Stated task: The lines to extract run from the first line of the material below to the line containing "y_ticks = [0, 1000, 2000, 3000, 4000, 5000, 6000]", both included; leave the pictures behind.

Data provided:
------------------------------

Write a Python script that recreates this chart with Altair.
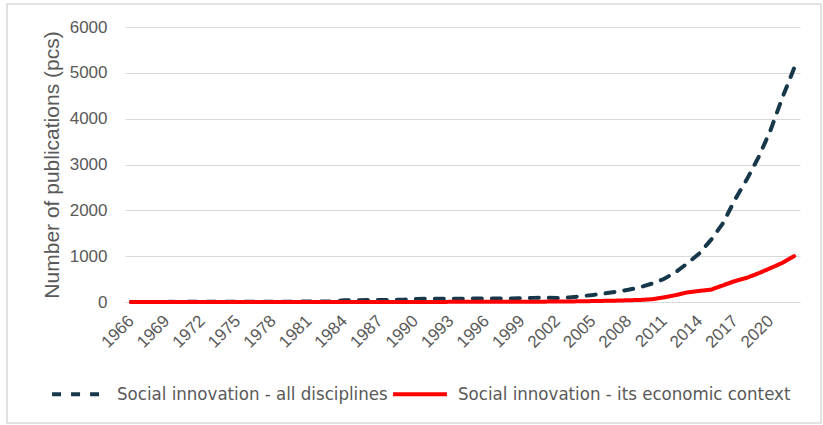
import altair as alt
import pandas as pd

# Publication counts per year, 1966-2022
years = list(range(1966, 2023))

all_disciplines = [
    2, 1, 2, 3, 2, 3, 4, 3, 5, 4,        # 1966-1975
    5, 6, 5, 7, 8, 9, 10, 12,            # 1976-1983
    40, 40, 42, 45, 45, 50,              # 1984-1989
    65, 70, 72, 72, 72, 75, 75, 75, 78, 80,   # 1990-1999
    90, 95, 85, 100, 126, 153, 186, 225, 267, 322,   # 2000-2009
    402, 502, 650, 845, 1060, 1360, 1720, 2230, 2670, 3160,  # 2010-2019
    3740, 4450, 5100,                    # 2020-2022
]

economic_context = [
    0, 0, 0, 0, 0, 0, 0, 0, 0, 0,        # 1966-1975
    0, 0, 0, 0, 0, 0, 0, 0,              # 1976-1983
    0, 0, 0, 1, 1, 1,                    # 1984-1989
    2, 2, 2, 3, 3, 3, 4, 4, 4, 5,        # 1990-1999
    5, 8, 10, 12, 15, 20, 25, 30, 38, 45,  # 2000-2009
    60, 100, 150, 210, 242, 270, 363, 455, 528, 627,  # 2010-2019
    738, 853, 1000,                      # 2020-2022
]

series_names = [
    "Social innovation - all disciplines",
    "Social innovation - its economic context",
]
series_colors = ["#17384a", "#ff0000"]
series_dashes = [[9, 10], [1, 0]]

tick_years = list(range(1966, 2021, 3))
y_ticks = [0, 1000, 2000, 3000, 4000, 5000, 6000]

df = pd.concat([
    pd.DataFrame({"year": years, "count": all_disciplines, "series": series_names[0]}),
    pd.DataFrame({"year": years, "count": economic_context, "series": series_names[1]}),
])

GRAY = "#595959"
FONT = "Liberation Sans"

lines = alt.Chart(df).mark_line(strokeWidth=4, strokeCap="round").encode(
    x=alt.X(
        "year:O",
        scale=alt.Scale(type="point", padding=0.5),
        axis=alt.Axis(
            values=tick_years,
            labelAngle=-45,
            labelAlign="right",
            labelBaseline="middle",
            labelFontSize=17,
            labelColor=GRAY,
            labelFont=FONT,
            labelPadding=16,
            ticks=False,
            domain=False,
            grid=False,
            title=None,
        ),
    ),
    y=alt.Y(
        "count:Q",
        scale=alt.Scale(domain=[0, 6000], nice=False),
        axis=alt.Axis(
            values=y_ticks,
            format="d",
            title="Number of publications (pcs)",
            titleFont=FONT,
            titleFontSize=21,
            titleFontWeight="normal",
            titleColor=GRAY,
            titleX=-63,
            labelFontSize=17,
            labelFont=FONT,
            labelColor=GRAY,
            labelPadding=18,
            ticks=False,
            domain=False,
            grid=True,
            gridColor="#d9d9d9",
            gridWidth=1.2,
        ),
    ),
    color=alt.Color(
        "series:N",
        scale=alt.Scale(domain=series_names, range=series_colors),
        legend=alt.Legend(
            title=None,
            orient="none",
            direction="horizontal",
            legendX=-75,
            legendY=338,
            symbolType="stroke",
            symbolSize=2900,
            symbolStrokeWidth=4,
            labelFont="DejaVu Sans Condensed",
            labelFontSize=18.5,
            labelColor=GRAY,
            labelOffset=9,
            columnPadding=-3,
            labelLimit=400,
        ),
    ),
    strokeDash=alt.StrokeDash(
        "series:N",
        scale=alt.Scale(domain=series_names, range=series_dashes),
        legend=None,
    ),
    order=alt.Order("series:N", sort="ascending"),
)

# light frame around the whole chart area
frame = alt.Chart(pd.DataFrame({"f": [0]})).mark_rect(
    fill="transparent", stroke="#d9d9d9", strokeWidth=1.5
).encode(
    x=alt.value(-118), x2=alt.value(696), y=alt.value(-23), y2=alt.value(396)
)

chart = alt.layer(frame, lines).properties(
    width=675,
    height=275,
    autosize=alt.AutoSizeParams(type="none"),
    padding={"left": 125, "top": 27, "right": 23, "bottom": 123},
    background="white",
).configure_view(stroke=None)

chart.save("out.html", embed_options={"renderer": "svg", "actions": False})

------------------------------

Full output:
Write a Python script that recreates this chart with Altair.
import altair as alt
import pandas as pd

# Publication counts per year, 1966-2022
years = list(range(1966, 2023))

all_disciplines = [
    2, 1, 2, 3, 2, 3, 4, 3, 5, 4,        # 1966-1975
    5, 6, 5, 7, 8, 9, 10, 12,            # 1976-1983
    40, 40, 42, 45, 45, 50,              # 1984-1989
    65, 70, 72, 72, 72, 75, 75, 75, 78, 80,   # 1990-1999
    90, 95, 85, 100, 126, 153, 186, 225, 267, 322,   # 2000-2009
    402, 502, 650, 845, 1060, 1360, 1720, 2230, 2670, 3160,  # 2010-2019
    3740, 4450, 5100,                    # 2020-2022
]

economic_context = [
    0, 0, 0, 0, 0, 0, 0, 0, 0, 0,        # 1966-1975
    0, 0, 0, 0, 0, 0, 0, 0,              # 1976-1983
    0, 0, 0, 1, 1, 1,                    # 1984-1989
    2, 2, 2, 3, 3, 3, 4, 4, 4, 5,        # 1990-1999
    5, 8, 10, 12, 15, 20, 25, 30, 38, 45,  # 2000-2009
    60, 100, 150, 210, 242, 270, 363, 455, 528, 627,  # 2010-2019
    738, 853, 1000,                      # 2020-2022
]

series_names = [
    "Social innovation - all disciplines",
    "Social innovation - its economic context",
]
series_colors = ["#17384a", "#ff0000"]
series_dashes = [[9, 10], [1, 0]]

tick_years = list(range(1966, 2021, 3))
y_ticks = [0, 1000, 2000, 3000, 4000, 5000, 6000]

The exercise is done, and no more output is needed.